MADISON, Wis. (3/7/12)--As banks introduce another round of fees, media across the nation continue to report on credit unions' membership growth due in part to consumers' disillusionment with bank fees. Newspapers in Ohio, Wisconsin, Los Angeles, Georgia and more, as well as CNNMoney, reported that credit unions grew in membership.
"Credit unions hit a record number of members last year, as a growing number of consumers grew fed up with the fees at the nation's biggest banks and took their money elsewhere," said CNNMoney (March 1). Credit unions added 1.3 million new memberships in 2011, bringing total membership to a record 91.8 million by the end of 2011. The article noted that much of the growth was in fourth quarter and spurred by consumer movements like Bank Transfer Day. It also referred to a J.D. Power and Associates report that showed a similar exodus from big banks to smaller banks and credit unions.
Ohio's credit unions also benefitted from banks' fees, said the Dayton Daily News Monday in the article, "Bank fees push customers to area credit unions." "Consumers frustrated with bank fees and services helped area credit unions add more than 35,000 new members last year," it said. More than 40 credit unions in a seven-county area finished the year with a record 491,160 members--a 7.6% increase over 2010 and an 11.3% increase over membership in 2009.
The Ohio Credit Union League told the Daily News that although credit unions account for about 7% of all deposits in Ohio, many are growing their memberships through word of mouth and frustration with bank fees and policies.
Jennifer Tschudi of Kettering, Ohio, said she joined Wright-Patt FCU, a Fairborn, Ohio-based credit union, and closed her Bank of America account in October because the bank was not meeting her needs and she was dismayed by its announcement in September that it would charge a $5 monthly debit card fee. That fee was rescinded after the public outcry it prompted. The article reported on Bank Transfer Day's impact, which prompted 441,000 new memberships in September and October, it said.

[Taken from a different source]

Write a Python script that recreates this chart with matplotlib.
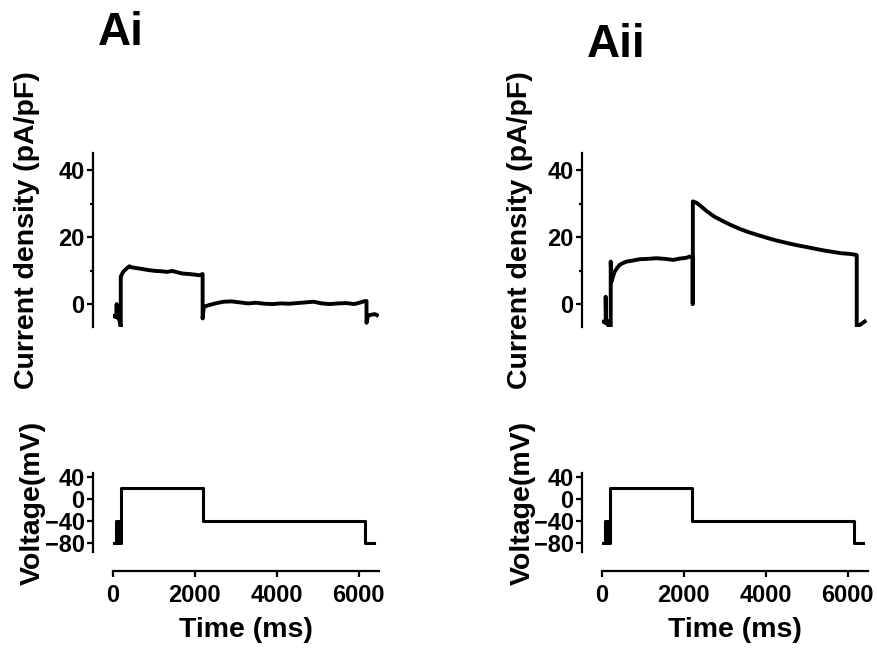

"The discontent with big banks in 2011 was a boon for credit unions across the nation, including many in Wisconsin," reported The Post-Crescent in Appleton, Wis., Monday. Although the area didn't get as big a membership growth last year as counterparts elsewhere in the nation, that may be "because we have such a strong credit union presence," Cathie Tierney, president of Community First CU, Appleton, told the newspaper.
Statewide the number of members increased by 39,421 over last year, said the state's Office of Credit Unions. In the month leading up to Nov. 5's Bank Transfer Day, Wisconsin credit unions added 14,700 new members and $102 million in new deposits, said the Wisconsin Credit Union League in the article.
Capital CU, Kimberly, Wis., added 800 new members last year to reach 33,000. Lakeview CU, Neenah, added 50 people "the best year we've had in a long, long time," Pat Lowney, Lakeview president, told the newspaper. He attributed the increase to the increased visibility and awareness of credit unions. Member service representatives told him people joined because of dissatisfaction with big banks.
Forty percent of the state's population belongs to a credit union.
The Los Angeles Times' Morning Money column also noted that credit unions doubled new memberships last year as major banks were targeted by the Occupy Wall Street Movement and the Bank of America's plans for the debit card fee were announced. "Consumers fed up with the rising tide of bank fees helped the nation's credit unions more than double their number of new customers last year," the article said, citing National Credit Union Administration's statistics.
In Savannah, Ga., the Savannah Morning News reported that statewide, deposits grew 10.5% last year "driven largely by new fees and account changes imposed by the large banks." It said the results of four local credit unions--Georgia Heritage FCU, Georgia's Own CU, GeoVista FCU and Workmen's Circle CU--increased their deposits and assets in 23011.